Tin Prices Surge in DRC Exports While Copper and Cobalt Face Slight Declines
DRC Mining Exports Show Divergent Trends as Tin Surges While Copper and Cobalt Dip
The Democratic Republic of Congo’s (DRC) mining export market is showing mixed trends for the week of January 26–31, 2026, with tin prices rising sharply while copper and cobalt experience modest declines.
According to projections from the National Market Commission of the Ministry of Foreign Trade, tin is expected to reach $52,383 per ton, up $5,703 from $46,680 the previous week.
This represents one of the largest recent weekly increases for the strategic metal, driven by tight global supply and sustained demand from the electronics, industrial alloys, and energy transition sectors. Tin remains a critical input for electronic components, solders, and emerging technology equipment.

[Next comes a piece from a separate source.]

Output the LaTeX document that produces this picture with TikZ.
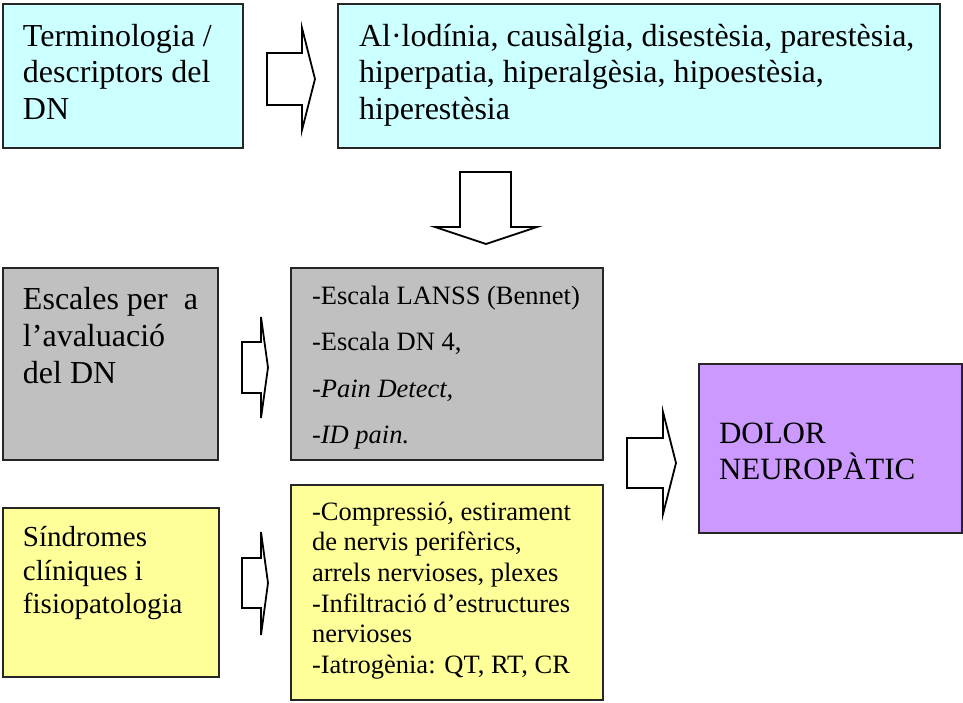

For the DRC, a major tin producer in the Great Lakes region, particularly in the eastern provinces, this price increase signals a potential boost to export revenues amid ongoing commodity market volatility.
Conversely, the country’s primary mineral exports—copper and cobalt—are projected to decline slightly. Copper is expected to fall to $13,031 per ton from $13,179 the previous week, a drop of $148. Cobalt remains relatively stable but shows a minor decline, from $53,580 per ton to $53,577, reflecting short-term downward pressure.
These price movements mirror global market adjustments influenced by industrial demand forecasts, inventory levels, and economic expectations in key consuming countries.
The divergent trends highlight the evolving dynamics of the Congolese mining sector. While copper and cobalt continue to dominate exports and foreign exchange earnings, the performance of tin underscores the growing significance of “secondary” minerals in the country’s mining portfolio.
Authorities note that these fluctuations reinforce the importance of closely monitoring international markets, enhancing export revenue planning, and expanding local processing to reduce reliance on commodity price cycles.
In the short term, the surge in tin offers a window of opportunity for increased export earnings, while caution is advised for copper and cobalt, whose performance remains closely linked to global economic conditions.